Camera: Canon S90. Aperture: f/8. Exposure: 1/100 sec. ISO: 160.
The sun seen through a shard of ice I picked up from the ground. It doesn't filter the entire image, but it seemed like a window into how the forces of nature looked to Van Gogh. A bit of post-processing done in Paint.NET.
- Kathy Scott
I spent a few hours Sunday attempting to "filter" my shots with a homemade thin sheet of ice. Unfortunately the ice was cloudy and each shot was more disappointing than the last. In an act of desperation, I rinsed the ice under warm water hoping to wash away the impurities. I was a little too overzealous and ended up with a hole in the ice sheet. *Eureka* Why not use the hole to my advantage?
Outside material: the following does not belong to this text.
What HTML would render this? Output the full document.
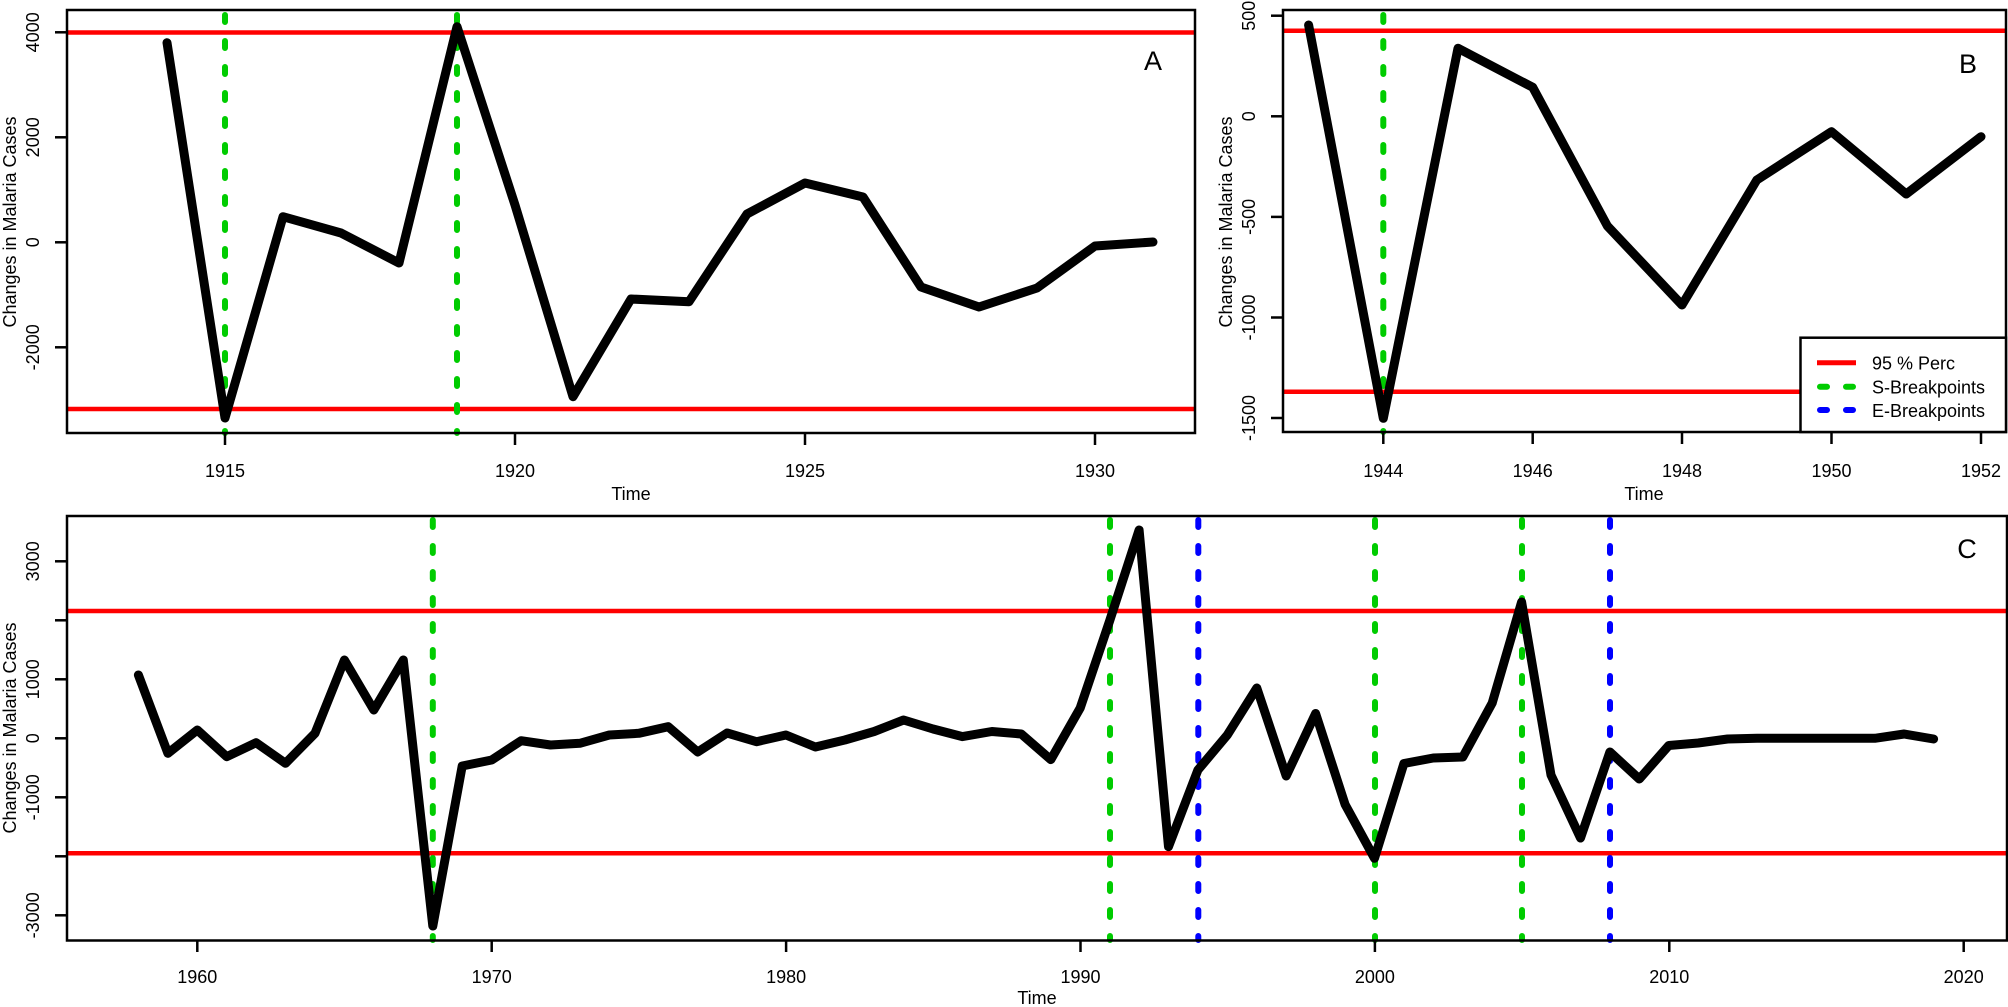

As you can see, the end result (not edited or touched up at all) really draws the eye to the light, but I feel that in the peripheral you can still make out the yellowish lights from the highway and the "cleaner" lights from the surrounding condo's.
Nikon D90, 35mm f/1.8 DX @ f/4, 1/25 sec, ISO 1600
- Adam Biesenthal
My Brother and I tried lots of techniques to get the best image. We froze a series of small saucer plates with thin layers of water in them. In one of the saucers we froze a hexagon pattern with beads in the middle. We took a stroll around the local hood testing different ice filters with different subjects but this is what turned out! Super fun challenge, but oh so cold.
Canon 60d, Hacked Nikon 28mm prime, f5.6, 1/100th, ISO 100. WB 5600k
- Tyler Bedgood
Kodak EasyShare C813
I made a large sheet of ice in a drip tray, held it over my camera, took picture, and nearly froze my hands off. What else is there to say?
I shot this pic this past Saturday in Whistler, BC. I used my iPhone 4S during daytime outdoors at a bus stop (stock camera app). My fiancee and I were waiting for the bus to take us to the Village and I noticed an opportunity to get a great photo. She thought it made her look a little creepy but I really loved it!
Oh and we're getting married March 10th!